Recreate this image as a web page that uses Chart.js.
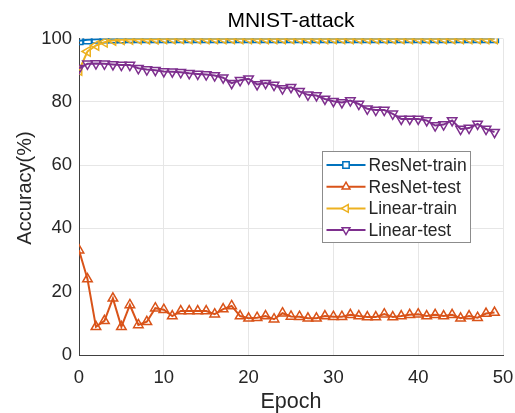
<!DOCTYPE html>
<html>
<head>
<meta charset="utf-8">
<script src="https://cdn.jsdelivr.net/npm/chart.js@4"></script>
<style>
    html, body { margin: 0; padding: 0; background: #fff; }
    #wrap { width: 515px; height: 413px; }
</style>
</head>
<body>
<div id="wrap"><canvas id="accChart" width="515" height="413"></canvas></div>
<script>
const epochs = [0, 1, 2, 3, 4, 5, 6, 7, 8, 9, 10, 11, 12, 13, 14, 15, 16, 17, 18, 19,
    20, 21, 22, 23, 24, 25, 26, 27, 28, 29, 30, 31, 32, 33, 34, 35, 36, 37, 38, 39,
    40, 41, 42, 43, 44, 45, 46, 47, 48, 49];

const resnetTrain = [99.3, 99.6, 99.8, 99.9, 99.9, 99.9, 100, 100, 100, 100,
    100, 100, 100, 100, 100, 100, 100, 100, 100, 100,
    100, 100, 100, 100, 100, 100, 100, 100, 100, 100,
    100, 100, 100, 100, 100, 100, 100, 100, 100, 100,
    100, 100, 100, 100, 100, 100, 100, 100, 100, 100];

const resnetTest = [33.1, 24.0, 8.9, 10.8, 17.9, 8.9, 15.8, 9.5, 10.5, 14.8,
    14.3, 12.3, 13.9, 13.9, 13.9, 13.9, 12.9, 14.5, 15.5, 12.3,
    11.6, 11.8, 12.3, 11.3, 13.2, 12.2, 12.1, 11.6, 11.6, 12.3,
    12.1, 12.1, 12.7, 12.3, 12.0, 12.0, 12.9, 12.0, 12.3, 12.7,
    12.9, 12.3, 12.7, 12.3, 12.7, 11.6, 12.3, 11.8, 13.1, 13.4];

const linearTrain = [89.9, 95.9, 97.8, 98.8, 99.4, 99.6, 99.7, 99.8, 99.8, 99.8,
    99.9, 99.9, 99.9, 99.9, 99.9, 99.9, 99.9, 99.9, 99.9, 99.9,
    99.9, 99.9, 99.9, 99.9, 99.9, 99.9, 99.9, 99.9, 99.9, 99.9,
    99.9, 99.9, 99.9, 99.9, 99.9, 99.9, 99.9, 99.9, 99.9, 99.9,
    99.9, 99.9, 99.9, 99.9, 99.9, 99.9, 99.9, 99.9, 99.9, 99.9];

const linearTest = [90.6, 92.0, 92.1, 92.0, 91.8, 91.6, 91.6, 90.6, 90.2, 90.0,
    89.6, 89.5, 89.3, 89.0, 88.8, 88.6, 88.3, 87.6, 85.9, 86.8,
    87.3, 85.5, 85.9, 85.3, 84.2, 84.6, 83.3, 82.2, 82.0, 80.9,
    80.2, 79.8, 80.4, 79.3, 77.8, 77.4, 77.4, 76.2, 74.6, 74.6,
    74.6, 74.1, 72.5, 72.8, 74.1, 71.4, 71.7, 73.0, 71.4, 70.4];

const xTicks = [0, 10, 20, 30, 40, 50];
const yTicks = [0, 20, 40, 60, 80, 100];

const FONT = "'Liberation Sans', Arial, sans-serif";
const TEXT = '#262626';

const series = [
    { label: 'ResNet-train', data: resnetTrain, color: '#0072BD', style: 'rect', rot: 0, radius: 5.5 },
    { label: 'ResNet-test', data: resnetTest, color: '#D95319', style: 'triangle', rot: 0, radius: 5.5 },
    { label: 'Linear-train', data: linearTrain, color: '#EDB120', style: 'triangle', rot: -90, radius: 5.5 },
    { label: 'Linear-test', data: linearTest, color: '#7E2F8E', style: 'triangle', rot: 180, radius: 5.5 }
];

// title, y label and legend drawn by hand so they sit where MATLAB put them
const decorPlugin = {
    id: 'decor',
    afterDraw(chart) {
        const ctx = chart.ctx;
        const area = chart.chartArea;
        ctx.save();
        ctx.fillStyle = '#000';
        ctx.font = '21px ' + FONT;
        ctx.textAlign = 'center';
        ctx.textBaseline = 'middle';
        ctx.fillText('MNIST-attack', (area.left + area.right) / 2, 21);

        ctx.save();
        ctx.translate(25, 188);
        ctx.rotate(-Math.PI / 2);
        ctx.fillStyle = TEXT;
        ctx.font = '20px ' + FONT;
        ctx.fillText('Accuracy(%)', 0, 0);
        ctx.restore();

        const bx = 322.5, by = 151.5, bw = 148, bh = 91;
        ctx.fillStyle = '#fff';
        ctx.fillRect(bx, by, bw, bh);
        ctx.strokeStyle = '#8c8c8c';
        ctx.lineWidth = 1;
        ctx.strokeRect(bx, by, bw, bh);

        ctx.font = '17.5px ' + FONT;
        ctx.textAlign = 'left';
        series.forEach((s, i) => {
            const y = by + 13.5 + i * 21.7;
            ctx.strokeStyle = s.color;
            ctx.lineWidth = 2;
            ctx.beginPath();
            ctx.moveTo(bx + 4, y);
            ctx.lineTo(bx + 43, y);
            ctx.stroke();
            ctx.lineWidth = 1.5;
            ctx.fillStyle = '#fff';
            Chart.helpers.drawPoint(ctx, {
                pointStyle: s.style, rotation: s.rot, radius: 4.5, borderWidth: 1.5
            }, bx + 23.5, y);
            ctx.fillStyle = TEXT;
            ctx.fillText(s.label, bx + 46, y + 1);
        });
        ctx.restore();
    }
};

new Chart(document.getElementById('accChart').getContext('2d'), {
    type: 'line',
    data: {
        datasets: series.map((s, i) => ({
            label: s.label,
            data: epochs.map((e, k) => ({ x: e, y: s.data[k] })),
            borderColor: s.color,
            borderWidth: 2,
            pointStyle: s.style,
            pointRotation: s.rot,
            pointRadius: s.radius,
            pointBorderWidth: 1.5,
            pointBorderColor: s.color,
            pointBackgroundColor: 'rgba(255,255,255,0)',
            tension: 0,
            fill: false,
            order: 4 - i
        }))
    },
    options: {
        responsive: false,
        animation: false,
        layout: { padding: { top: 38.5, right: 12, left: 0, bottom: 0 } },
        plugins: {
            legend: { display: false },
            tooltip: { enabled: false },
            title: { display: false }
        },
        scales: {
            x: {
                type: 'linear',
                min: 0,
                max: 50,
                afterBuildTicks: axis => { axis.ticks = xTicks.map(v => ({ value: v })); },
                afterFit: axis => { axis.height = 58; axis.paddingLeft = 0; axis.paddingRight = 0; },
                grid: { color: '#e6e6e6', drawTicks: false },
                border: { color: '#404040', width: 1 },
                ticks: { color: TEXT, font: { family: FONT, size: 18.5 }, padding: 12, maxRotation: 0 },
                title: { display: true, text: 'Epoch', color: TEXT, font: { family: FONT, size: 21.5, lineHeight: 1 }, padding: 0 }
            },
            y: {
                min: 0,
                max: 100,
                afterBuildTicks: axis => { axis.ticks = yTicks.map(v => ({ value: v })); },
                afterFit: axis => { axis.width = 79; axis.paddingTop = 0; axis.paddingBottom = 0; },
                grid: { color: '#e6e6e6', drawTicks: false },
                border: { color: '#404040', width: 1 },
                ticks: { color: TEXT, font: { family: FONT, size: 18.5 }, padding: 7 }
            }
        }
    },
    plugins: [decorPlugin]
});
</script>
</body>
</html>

# # # # #

### [Requirement]
Copy the listing word for word, excluding its pictures.

### [Task output]
Recreate this image as a web page that uses Chart.js.
<!DOCTYPE html>
<html>
<head>
<meta charset="utf-8">
<script src="https://cdn.jsdelivr.net/npm/chart.js@4"></script>
<style>
    html, body { margin: 0; padding: 0; background: #fff; }
    #wrap { width: 515px; height: 413px; }
</style>
</head>
<body>
<div id="wrap"><canvas id="accChart" width="515" height="413"></canvas></div>
<script>
const epochs = [0, 1, 2, 3, 4, 5, 6, 7, 8, 9, 10, 11, 12, 13, 14, 15, 16, 17, 18, 19,
    20, 21, 22, 23, 24, 25, 26, 27, 28, 29, 30, 31, 32, 33, 34, 35, 36, 37, 38, 39,
    40, 41, 42, 43, 44, 45, 46, 47, 48, 49];

const resnetTrain = [99.3, 99.6, 99.8, 99.9, 99.9, 99.9, 100, 100, 100, 100,
    100, 100, 100, 100, 100, 100, 100, 100, 100, 100,
    100, 100, 100, 100, 100, 100, 100, 100, 100, 100,
    100, 100, 100, 100, 100, 100, 100, 100, 100, 100,
    100, 100, 100, 100, 100, 100, 100, 100, 100, 100];

const resnetTest = [33.1, 24.0, 8.9, 10.8, 17.9, 8.9, 15.8, 9.5, 10.5, 14.8,
    14.3, 12.3, 13.9, 13.9, 13.9, 13.9, 12.9, 14.5, 15.5, 12.3,
    11.6, 11.8, 12.3, 11.3, 13.2, 12.2, 12.1, 11.6, 11.6, 12.3,
    12.1, 12.1, 12.7, 12.3, 12.0, 12.0, 12.9, 12.0, 12.3, 12.7,
    12.9, 12.3, 12.7, 12.3, 12.7, 11.6, 12.3, 11.8, 13.1, 13.4];

const linearTrain = [89.9, 95.9, 97.8, 98.8, 99.4, 99.6, 99.7, 99.8, 99.8, 99.8,
    99.9, 99.9, 99.9, 99.9, 99.9, 99.9, 99.9, 99.9, 99.9, 99.9,
    99.9, 99.9, 99.9, 99.9, 99.9, 99.9, 99.9, 99.9, 99.9, 99.9,
    99.9, 99.9, 99.9, 99.9, 99.9, 99.9, 99.9, 99.9, 99.9, 99.9,
    99.9, 99.9, 99.9, 99.9, 99.9, 99.9, 99.9, 99.9, 99.9, 99.9];

const linearTest = [90.6, 92.0, 92.1, 92.0, 91.8, 91.6, 91.6, 90.6, 90.2, 90.0,
    89.6, 89.5, 89.3, 89.0, 88.8, 88.6, 88.3, 87.6, 85.9, 86.8,
    87.3, 85.5, 85.9, 85.3, 84.2, 84.6, 83.3, 82.2, 82.0, 80.9,
    80.2, 79.8, 80.4, 79.3, 77.8, 77.4, 77.4, 76.2, 74.6, 74.6,
    74.6, 74.1, 72.5, 72.8, 74.1, 71.4, 71.7, 73.0, 71.4, 70.4];

const xTicks = [0, 10, 20, 30, 40, 50];
const yTicks = [0, 20, 40, 60, 80, 100];

const FONT = "'Liberation Sans', Arial, sans-serif";
const TEXT = '#262626';

const series = [
    { label: 'ResNet-train', data: resnetTrain, color: '#0072BD', style: 'rect', rot: 0, radius: 5.5 },
    { label: 'ResNet-test', data: resnetTest, color: '#D95319', style: 'triangle', rot: 0, radius: 5.5 },
    { label: 'Linear-train', data: linearTrain, color: '#EDB120', style: 'triangle', rot: -90, radius: 5.5 },
    { label: 'Linear-test', data: linearTest, color: '#7E2F8E', style: 'triangle', rot: 180, radius: 5.5 }
];

// title, y label and legend drawn by hand so they sit where MATLAB put them
const decorPlugin = {
    id: 'decor',
    afterDraw(chart) {
        const ctx = chart.ctx;
        const area = chart.chartArea;
        ctx.save();
        ctx.fillStyle = '#000';
        ctx.font = '21px ' + FONT;
        ctx.textAlign = 'center';
        ctx.textBaseline = 'middle';
        ctx.fillText('MNIST-attack', (area.left + area.right) / 2, 21);

        ctx.save();
        ctx.translate(25, 188);
        ctx.rotate(-Math.PI / 2);
        ctx.fillStyle = TEXT;
        ctx.font = '20px ' + FONT;
        ctx.fillText('Accuracy(%)', 0, 0);
        ctx.restore();

        const bx = 322.5, by = 151.5, bw = 148, bh = 91;
        ctx.fillStyle = '#fff';
        ctx.fillRect(bx, by, bw, bh);
        ctx.strokeStyle = '#8c8c8c';
        ctx.lineWidth = 1;
        ctx.strokeRect(bx, by, bw, bh);

        ctx.font = '17.5px ' + FONT;
        ctx.textAlign = 'left';
        series.forEach((s, i) => {
            const y = by + 13.5 + i * 21.7;
            ctx.strokeStyle = s.color;
            ctx.lineWidth = 2;
            ctx.beginPath();
            ctx.moveTo(bx + 4, y);
            ctx.lineTo(bx + 43, y);
            ctx.stroke();
            ctx.lineWidth = 1.5;
            ctx.fillStyle = '#fff';
            Chart.helpers.drawPoint(ctx, {
                pointStyle: s.style, rotation: s.rot, radius: 4.5, borderWidth: 1.5
            }, bx + 23.5, y);
            ctx.fillStyle = TEXT;
            ctx.fillText(s.label, bx + 46, y + 1);
        });
        ctx.restore();
    }
};

new Chart(document.getElementById('accChart').getContext('2d'), {
    type: 'line',
    data: {
        datasets: series.map((s, i) => ({
            label: s.label,
            data: epochs.map((e, k) => ({ x: e, y: s.data[k] })),
            borderColor: s.color,
            borderWidth: 2,
            pointStyle: s.style,
            pointRotation: s.rot,
            pointRadius: s.radius,
            pointBorderWidth: 1.5,
            pointBorderColor: s.color,
            pointBackgroundColor: 'rgba(255,255,255,0)',
            tension: 0,
            fill: false,
            order: 4 - i
        }))
    },
    options: {
        responsive: false,
        animation: false,
        layout: { padding: { top: 38.5, right: 12, left: 0, bottom: 0 } },
        plugins: {
            legend: { display: false },
            tooltip: { enabled: false },
            title: { display: false }
        },
        scales: {
            x: {
                type: 'linear',
                min: 0,
                max: 50,
                afterBuildTicks: axis => { axis.ticks = xTicks.map(v => ({ value: v })); },
                afterFit: axis => { axis.height = 58; axis.paddingLeft = 0; axis.paddingRight = 0; },
                grid: { color: '#e6e6e6', drawTicks: false },
                border: { color: '#404040', width: 1 },
                ticks: { color: TEXT, font: { family: FONT, size: 18.5 }, padding: 12, maxRotation: 0 },
                title: { display: true, text: 'Epoch', color: TEXT, font: { family: FONT, size: 21.5, lineHeight: 1 }, padding: 0 }
            },
            y: {
                min: 0,
                max: 100,
                afterBuildTicks: axis => { axis.ticks = yTicks.map(v => ({ value: v })); },
                afterFit: axis => { axis.width = 79; axis.paddingTop = 0; axis.paddingBottom = 0; },
                grid: { color: '#e6e6e6', drawTicks: false },
                border: { color: '#404040', width: 1 },
                ticks: { color: TEXT, font: { family: FONT, size: 18.5 }, padding: 7 }
            }
        }
    },
    plugins: [decorPlugin]
});
</script>
</body>
</html>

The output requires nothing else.